Le tenía mucho cariño. Era una persona
admirable. Muy delicado, irónico e inteligente,
aunque luego cayó enfermo y se fue separando
de la vida. Era cercano y cariñoso, aunque entonces
los roles de padre y madre estaban muy separados. Fue
una figura muy próxima y liberal. Nos consentía
todo, dentro del respeto que le teníamos. Nunca
fue autoritario.
–
Y les enseñó que en la vida es más
importante el deseo de ser y de saber que el deseo
de poder.
–
Era una persona muy bondadosa que nos enseñó a
tener confianza en la vida y en los demás y
eso es muy importante para un niño. En vez de ‘piensa
mal y acertarás’, él nos decía ‘piensa
bien, aunque no aciertes’.
–
Y concluye que un fracaso puede ser más hermoso
que los éxitos.
–
Sí, y no es que quiera idealizar el fracaso,
porque fracasar siempre tiene algo de desgracia. Pero
es que en su caso fue el fracaso de un soñador...

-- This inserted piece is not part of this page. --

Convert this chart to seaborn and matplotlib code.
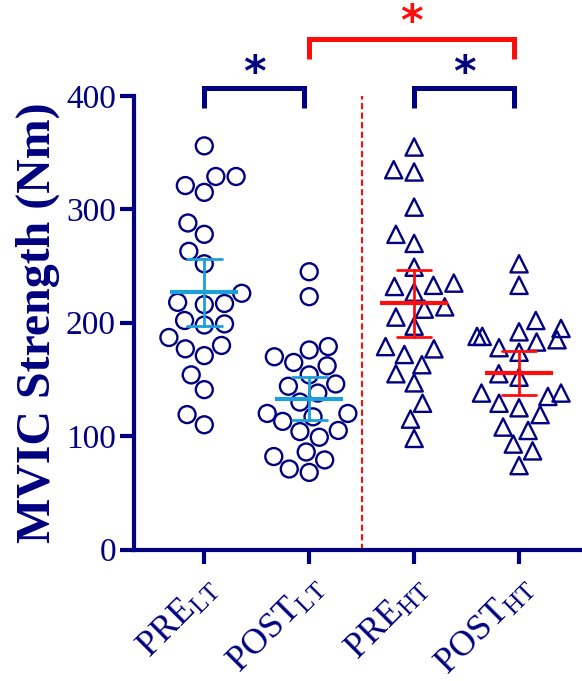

No sé, hay personas que por su forma de ser
es como si llevaran dentro la posibilidad de fracasar. Él
era una persona de gran sensibilidad, tenía
algo de artista escribía poemas, aunque nunca
salieron del ámbito familiar, y quizá esa
sensibilidad le impidió seguir el camino más
fácil. Se podía haber comido el mundo
y, sin embargo, eligió otros caminos. Siempre
decía, cuando bromeaba sobre sus negocios, que
la mejor ganadería que había tenido eran
sus hijos. Y creo que es cierto. De alguna manera nos
transmitió esa sensibilidad. Esas ganas de crear.
–¿
Un premio cercano sabe distinto, mejor?
–
Hace más ilusión. Me presenté a
este premio porque publiqué mi primer artículo
en EL NORTE. Se titulaba ‘Paseo por el amor y
la muerte’ y, claro, tenía que ver con
la película de Huston. Recuerdo cuando se lo
llevé al que entonces era el director, Fernando
Altés. Estaba en su despacho y tenía
una papelera a la que iba tirando teletipos, artículos...
Los hacía una bola y los lanzaba. La papelera
rebosaba y todo alrededor eran papeles arrugados. Pensé que
el mío acabaría así, pero lo publicó.